In all, Deer Trail received 983 personal checks, which means there are whole lot of Americans who’d like a chance to legally fire guns in the air. It also means some folks apparently put their drone-hunting license on layaway, since 983 x $25 is more than $19, 006. (And what’s up with that extra $6?! This isn’t a free-for-all, people. It’s a hypothetical license to hunt robots in the sky. Show some respect.)
For some reason, the buzz-kills over at the Federal Aviation Administration aren’t nearly as excited about the prospect of drone-hunting season. In a strongly worded statement the agency warned, “Shooting at an unmanned aircraft could result in criminal or civil liability, just as would firing at a manned airplane.” (Subtext: “Do not cuss with us.”)

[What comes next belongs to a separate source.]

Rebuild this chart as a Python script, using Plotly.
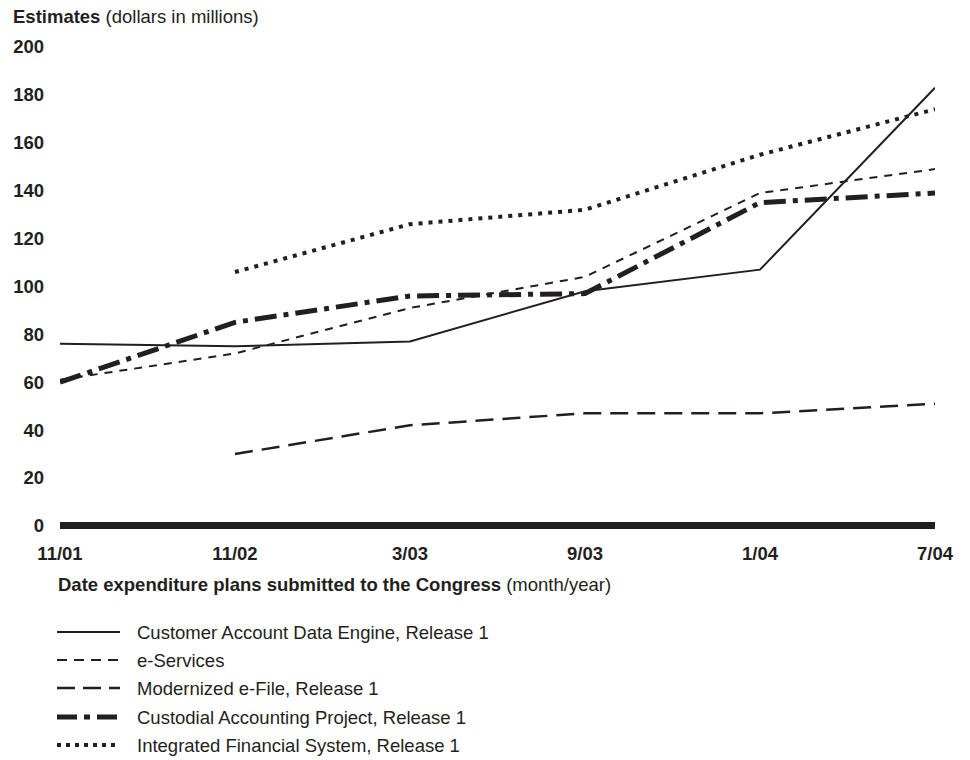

The agency also appealed to the public’s common sense, arguing drones falling out of the sky could cause damage to property or people on the ground. Honestly, this line of reasoning seems like the least of our concerns in a discussion centered around firing ammunition into the clouds—but just this week a Queens teenager died from wounds inflicted by an out-of-control model helicopter. So I guess the FAA isn’t just trying to rain on our gun bash.
There doesn’t seem to be much chance Deer Trail (or any other town) will actually legalize drone hunting, but that probably won’t stop people from shooting at them. “We do not want drones in town, ” said Phillip Steel, the guy who initially proposed the license. “They fly in town, they get shot down.”